**Dataset excerpt:**
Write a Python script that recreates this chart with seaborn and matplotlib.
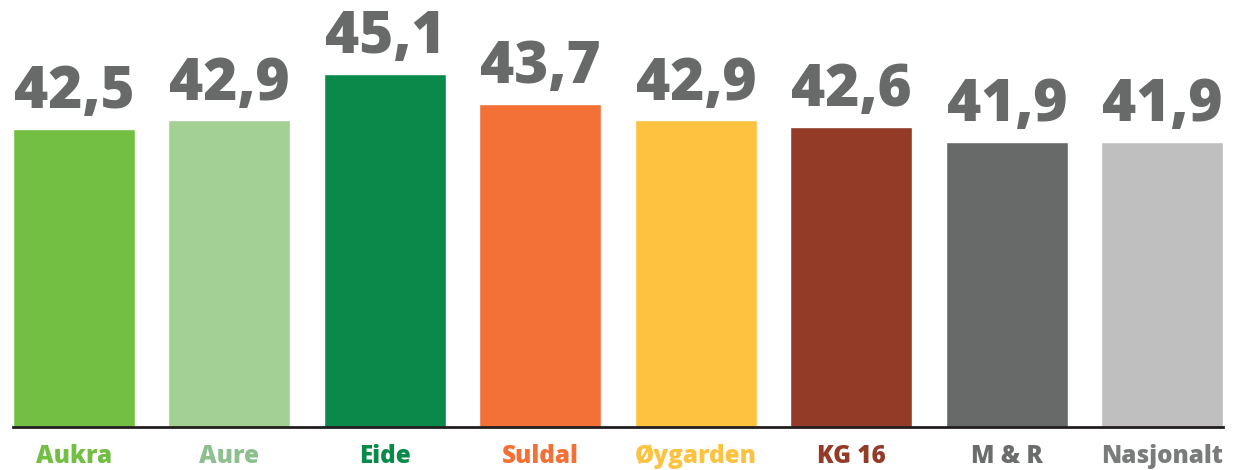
import pandas as pd
import seaborn as sns
import matplotlib.pyplot as plt

# data
kommuner = ['Aukra', 'Aure', 'Eide', 'Suldal', 'Øygarden', 'KG 16', 'M & R', 'Nasjonalt']
verdier = [42.5, 42.9, 45.1, 43.7, 42.9, 42.6, 41.9, 41.9]
bar_farger = ['#72BF44', '#A3D194', '#0A8A4A', '#F37036', '#FDC340', '#943B28', '#676A69', '#BEBFBE']
tekst_farger = ['#72BF44', '#8DBF8F', '#0A8A4A', '#F37036', '#FDC340', '#943B28', '#6B6D6C', '#7A7C7B']

df = pd.DataFrame({'kommune': kommuner, 'verdi': verdier})

sns.set_style('white')
plt.rcParams['font.family'] = ['Open Sans', 'DejaVu Sans']

fig = plt.figure(figsize=(12.4, 4.7), dpi=100)
ax = fig.add_axes([-0.003, 43 / 470, 1.003, 427 / 470])

bredde = 0.785
sns.barplot(data=df, x='kommune', y='verdi', hue='kommune', palette=bar_farger,
            width=bredde, legend=False, ax=ax, saturation=1)

ax.set_ylim(28.4, 48.6)
ax.set_xlim(-0.5, 7.5)

# value labels above bars
for i, v in enumerate(verdier):
    ax.annotate(f'{v:.1f}'.replace('.', ','), (i, v), xytext=(0, 15), textcoords='offset points',
                ha='center', va='baseline', fontsize=42, fontweight='heavy', color='#676A69')

for s in ['top', 'right', 'left']:
    ax.spines[s].set_visible(False)
ax.spines['bottom'].set_color('#231F20')
ax.spines['bottom'].set_linewidth(2)
ax.spines['bottom'].set_bounds(-bredde / 2, 7 + bredde / 2)

ax.set_yticks([])
ax.set_xlabel('')
ax.set_ylabel('')
ax.tick_params(axis='x', length=0, pad=12)
for lbl, c in zip(ax.get_xticklabels(), tekst_farger):
    lbl.set_color(c)
    lbl.set_fontsize(17.5)
    lbl.set_fontweight('heavy')

fig.savefig('out.png', dpi=100)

**Your objective:** Omit pictures; set down the rest of the material word for word.

**Full output:**
Write a Python script that recreates this chart with seaborn and matplotlib.
import pandas as pd
import seaborn as sns
import matplotlib.pyplot as plt

# data
kommuner = ['Aukra', 'Aure', 'Eide', 'Suldal', 'Øygarden', 'KG 16', 'M & R', 'Nasjonalt']
verdier = [42.5, 42.9, 45.1, 43.7, 42.9, 42.6, 41.9, 41.9]
bar_farger = ['#72BF44', '#A3D194', '#0A8A4A', '#F37036', '#FDC340', '#943B28', '#676A69', '#BEBFBE']
tekst_farger = ['#72BF44', '#8DBF8F', '#0A8A4A', '#F37036', '#FDC340', '#943B28', '#6B6D6C', '#7A7C7B']

df = pd.DataFrame({'kommune': kommuner, 'verdi': verdier})

sns.set_style('white')
plt.rcParams['font.family'] = ['Open Sans', 'DejaVu Sans']

fig = plt.figure(figsize=(12.4, 4.7), dpi=100)
ax = fig.add_axes([-0.003, 43 / 470, 1.003, 427 / 470])

bredde = 0.785
sns.barplot(data=df, x='kommune', y='verdi', hue='kommune', palette=bar_farger,
            width=bredde, legend=False, ax=ax, saturation=1)

ax.set_ylim(28.4, 48.6)
ax.set_xlim(-0.5, 7.5)

# value labels above bars
for i, v in enumerate(verdier):
    ax.annotate(f'{v:.1f}'.replace('.', ','), (i, v), xytext=(0, 15), textcoords='offset points',
                ha='center', va='baseline', fontsize=42, fontweight='heavy', color='#676A69')

for s in ['top', 'right', 'left']:
    ax.spines[s].set_visible(False)
ax.spines['bottom'].set_color('#231F20')
ax.spines['bottom'].set_linewidth(2)
ax.spines['bottom'].set_bounds(-bredde / 2, 7 + bredde / 2)

ax.set_yticks([])
ax.set_xlabel('')
ax.set_ylabel('')
ax.tick_params(axis='x', length=0, pad=12)
for lbl, c in zip(ax.get_xticklabels(), tekst_farger):
    lbl.set_color(c)
    lbl.set_fontsize(17.5)
    lbl.set_fontweight('heavy')

fig.savefig('out.png', dpi=100)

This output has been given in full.